Transcribe the data in full and exactly, omitting any pictures.

▶

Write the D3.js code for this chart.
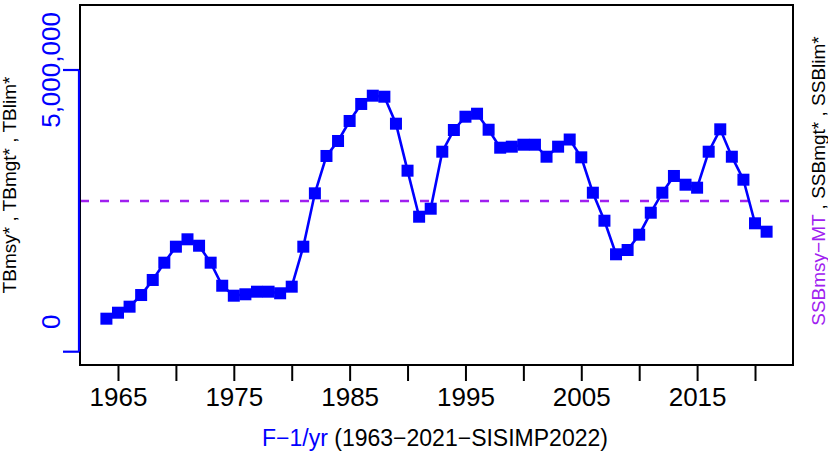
<!DOCTYPE html>
<html><head><meta charset="utf-8">
<script src="https://cdn.jsdelivr.net/npm/d3@7/dist/d3.min.js"></script>
<style>body{margin:0;background:#fff}svg{display:block}text{font-family:"Liberation Sans",Arial,sans-serif}</style>
</head><body>
<script>
const years = [1964,1965,1966,1967,1968,1969,1970,1971,1972,1973,1974,1975,1976,1977,1978,1979,1980,1981,1982,1983,1984,1985,1986,1987,1988,1989,1990,1991,1992,1993,1994,1995,1996,1997,1998,1999,2000,2001,2002,2003,2004,2005,2006,2007,2008,2009,2010,2011,2012,2013,2014,2015,2016,2017,2018,2019,2020,2021];
const biomass = [586000,692000,799000,1006000,1273000,1580000,1864000,1995000,1881000,1580000,1171000,994000,1019000,1065000,1065000,1037000,1154000,1864000,2811000,3474000,3740000,4095000,4397000,4544000,4526000,4047000,3213000,2396000,2538000,3550000,3935000,4171000,4224000,3940000,3621000,3639000,3674000,3674000,3461000,3639000,3766000,3450000,2822000,2325000,1729000,1805000,2077000,2467000,2822000,3119000,2964000,2911000,3550000,3947000,3461000,3053000,2279000,2130000];
const refLine = 2675000;
const xTicks = [1965,1970,1975,1980,1985,1990,1995,2000,2005,2010,2015,2020];
const xTickLabels = ["1965","","1975","","1985","","1995","","2005","","2015",""];
const yTicks = [0, 5000000];
const yTickLabels = ["0","5,000,000"];

const W = 828, H = 460;
const box = {left: 80, right: 793, top: 5, bottom: 365};
const svg = d3.select("body").append("svg").attr("width", W).attr("height", H);

const xPad = (d3.max(years) - d3.min(years)) * 0.04;
const x = d3.scaleLinear().domain([d3.min(years) - xPad, d3.max(years) + xPad]).range([box.left, box.right]);
const y = d3.scaleLinear().domain([0, 5000000]).range([351.7, 70]);

// reference dashed line
svg.append("line")
  .attr("x1", box.left).attr("x2", box.right)
  .attr("y1", y(refLine)).attr("y2", y(refLine))
  .attr("stroke", "#A020F0").attr("stroke-width", 2.5).attr("stroke-dasharray", "9,11");

// series line
const pts = years.map((yr, i) => [yr, biomass[i]]);
svg.append("path").datum(pts)
  .attr("fill", "none").attr("stroke", "#0000FF").attr("stroke-width", 2.6)
  .attr("d", d3.line().x(d => x(d[0])).y(d => y(d[1])));
svg.selectAll("rect.pt").data(pts).enter().append("rect")
  .attr("class", "pt")
  .attr("x", d => x(d[0]) - 6).attr("y", d => y(d[1]) - 6)
  .attr("width", 12).attr("height", 12).attr("fill", "#0000FF");

// box
svg.append("rect").attr("x", box.left).attr("y", box.top)
  .attr("width", box.right - box.left).attr("height", box.bottom - box.top)
  .attr("fill", "none").attr("stroke", "#000").attr("stroke-width", 2);

// x axis
const xAxis = d3.axisBottom(x).tickValues(xTicks).tickSize(16).tickPadding(6)
  .tickFormat((d, i) => xTickLabels[i]);
const gx = svg.append("g").attr("transform", `translate(0,${box.bottom})`).call(xAxis);
gx.select(".domain").remove();
gx.selectAll(".tick line").attr("stroke", "#000").attr("stroke-width", 2);
gx.selectAll(".tick text").attr("font-size", 26).attr("fill", "#000")
  .attr("font-family", "Liberation Sans, Arial, sans-serif").attr("dy", "0.72em");

// y axis (blue)
const gy = svg.append("g");
gy.append("line").attr("x1", box.left - 1).attr("x2", box.left - 1)
  .attr("y1", y(yTicks[0])).attr("y2", y(yTicks[1]))
  .attr("stroke", "#0000FF").attr("stroke-width", 2.2);
gy.selectAll("line.tk").data(yTicks).enter().append("line")
  .attr("x1", box.left - 17).attr("x2", box.left - 1)
  .attr("y1", d => y(d)).attr("y2", d => y(d))
  .attr("stroke", "#0000FF").attr("stroke-width", 2.2);
// label offsets as in the reference (the "0" label sits above its tick)
const yLabelShift = [-30, 0];
gy.selectAll("text.tl").data(yTicks).enter().append("text")
  .attr("transform", (d, i) => `translate(60,${y(d) + yLabelShift[i]}) rotate(-90)`)
  .attr("text-anchor", "middle").attr("font-size", 26).attr("fill", "#0000FF")
  .text((d, i) => yTickLabels[i]);

// left title
svg.append("text")
  .attr("transform", "translate(16,185) rotate(-90)")
  .attr("text-anchor", "middle").attr("font-size", 19).attr("fill", "#000")
  .text("TBmsy* , TBmgt* , TBlim*");

// right title
const rt = svg.append("text")
  .attr("transform", "translate(825,181) rotate(-90)")
  .attr("text-anchor", "middle").attr("font-size", 19);
rt.append("tspan").attr("fill", "#A020F0").text("SSBmsy\u2212MT");
rt.append("tspan").attr("fill", "#000").text(" , SSBmgt* , SSBlim*");

// bottom title
const bt = svg.append("text")
  .attr("x", 435).attr("y", 446)
  .attr("text-anchor", "middle").attr("font-size", 23);
bt.append("tspan").attr("fill", "#0000FF").text("F\u22121/yr");
bt.append("tspan").attr("fill", "#000").text(" (1963\u22122021\u2212SISIMP2022)");
</script>
</body></html>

◀

Answer:
Write the D3.js code for this chart.
<!DOCTYPE html>
<html><head><meta charset="utf-8">
<script src="https://cdn.jsdelivr.net/npm/d3@7/dist/d3.min.js"></script>
<style>body{margin:0;background:#fff}svg{display:block}text{font-family:"Liberation Sans",Arial,sans-serif}</style>
</head><body>
<script>
const years = [1964,1965,1966,1967,1968,1969,1970,1971,1972,1973,1974,1975,1976,1977,1978,1979,1980,1981,1982,1983,1984,1985,1986,1987,1988,1989,1990,1991,1992,1993,1994,1995,1996,1997,1998,1999,2000,2001,2002,2003,2004,2005,2006,2007,2008,2009,2010,2011,2012,2013,2014,2015,2016,2017,2018,2019,2020,2021];
const biomass = [586000,692000,799000,1006000,1273000,1580000,1864000,1995000,1881000,1580000,1171000,994000,1019000,1065000,1065000,1037000,1154000,1864000,2811000,3474000,3740000,4095000,4397000,4544000,4526000,4047000,3213000,2396000,2538000,3550000,3935000,4171000,4224000,3940000,3621000,3639000,3674000,3674000,3461000,3639000,3766000,3450000,2822000,2325000,1729000,1805000,2077000,2467000,2822000,3119000,2964000,2911000,3550000,3947000,3461000,3053000,2279000,2130000];
const refLine = 2675000;
const xTicks = [1965,1970,1975,1980,1985,1990,1995,2000,2005,2010,2015,2020];
const xTickLabels = ["1965","","1975","","1985","","1995","","2005","","2015",""];
const yTicks = [0, 5000000];
const yTickLabels = ["0","5,000,000"];

const W = 828, H = 460;
const box = {left: 80, right: 793, top: 5, bottom: 365};
const svg = d3.select("body").append("svg").attr("width", W).attr("height", H);

const xPad = (d3.max(years) - d3.min(years)) * 0.04;
const x = d3.scaleLinear().domain([d3.min(years) - xPad, d3.max(years) + xPad]).range([box.left, box.right]);
const y = d3.scaleLinear().domain([0, 5000000]).range([351.7, 70]);

// reference dashed line
svg.append("line")
  .attr("x1", box.left).attr("x2", box.right)
  .attr("y1", y(refLine)).attr("y2", y(refLine))
  .attr("stroke", "#A020F0").attr("stroke-width", 2.5).attr("stroke-dasharray", "9,11");

// series line
const pts = years.map((yr, i) => [yr, biomass[i]]);
svg.append("path").datum(pts)
  .attr("fill", "none").attr("stroke", "#0000FF").attr("stroke-width", 2.6)
  .attr("d", d3.line().x(d => x(d[0])).y(d => y(d[1])));
svg.selectAll("rect.pt").data(pts).enter().append("rect")
  .attr("class", "pt")
  .attr("x", d => x(d[0]) - 6).attr("y", d => y(d[1]) - 6)
  .attr("width", 12).attr("height", 12).attr("fill", "#0000FF");

// box
svg.append("rect").attr("x", box.left).attr("y", box.top)
  .attr("width", box.right - box.left).attr("height", box.bottom - box.top)
  .attr("fill", "none").attr("stroke", "#000").attr("stroke-width", 2);

// x axis
const xAxis = d3.axisBottom(x).tickValues(xTicks).tickSize(16).tickPadding(6)
  .tickFormat((d, i) => xTickLabels[i]);
const gx = svg.append("g").attr("transform", `translate(0,${box.bottom})`).call(xAxis);
gx.select(".domain").remove();
gx.selectAll(".tick line").attr("stroke", "#000").attr("stroke-width", 2);
gx.selectAll(".tick text").attr("font-size", 26).attr("fill", "#000")
  .attr("font-family", "Liberation Sans, Arial, sans-serif").attr("dy", "0.72em");

// y axis (blue)
const gy = svg.append("g");
gy.append("line").attr("x1", box.left - 1).attr("x2", box.left - 1)
  .attr("y1", y(yTicks[0])).attr("y2", y(yTicks[1]))
  .attr("stroke", "#0000FF").attr("stroke-width", 2.2);
gy.selectAll("line.tk").data(yTicks).enter().append("line")
  .attr("x1", box.left - 17).attr("x2", box.left - 1)
  .attr("y1", d => y(d)).attr("y2", d => y(d))
  .attr("stroke", "#0000FF").attr("stroke-width", 2.2);
// label offsets as in the reference (the "0" label sits above its tick)
const yLabelShift = [-30, 0];
gy.selectAll("text.tl").data(yTicks).enter().append("text")
  .attr("transform", (d, i) => `translate(60,${y(d) + yLabelShift[i]}) rotate(-90)`)
  .attr("text-anchor", "middle").attr("font-size", 26).attr("fill", "#0000FF")
  .text((d, i) => yTickLabels[i]);

// left title
svg.append("text")
  .attr("transform", "translate(16,185) rotate(-90)")
  .attr("text-anchor", "middle").attr("font-size", 19).attr("fill", "#000")
  .text("TBmsy* , TBmgt* , TBlim*");

// right title
const rt = svg.append("text")
  .attr("transform", "translate(825,181) rotate(-90)")
  .attr("text-anchor", "middle").attr("font-size", 19);
rt.append("tspan").attr("fill", "#A020F0").text("SSBmsy\u2212MT");
rt.append("tspan").attr("fill", "#000").text(" , SSBmgt* , SSBlim*");

// bottom title
const bt = svg.append("text")
  .attr("x", 435).attr("y", 446)
  .attr("text-anchor", "middle").attr("font-size", 23);
bt.append("tspan").attr("fill", "#0000FF").text("F\u22121/yr");
bt.append("tspan").attr("fill", "#000").text(" (1963\u22122021\u2212SISIMP2022)");
</script>
</body></html>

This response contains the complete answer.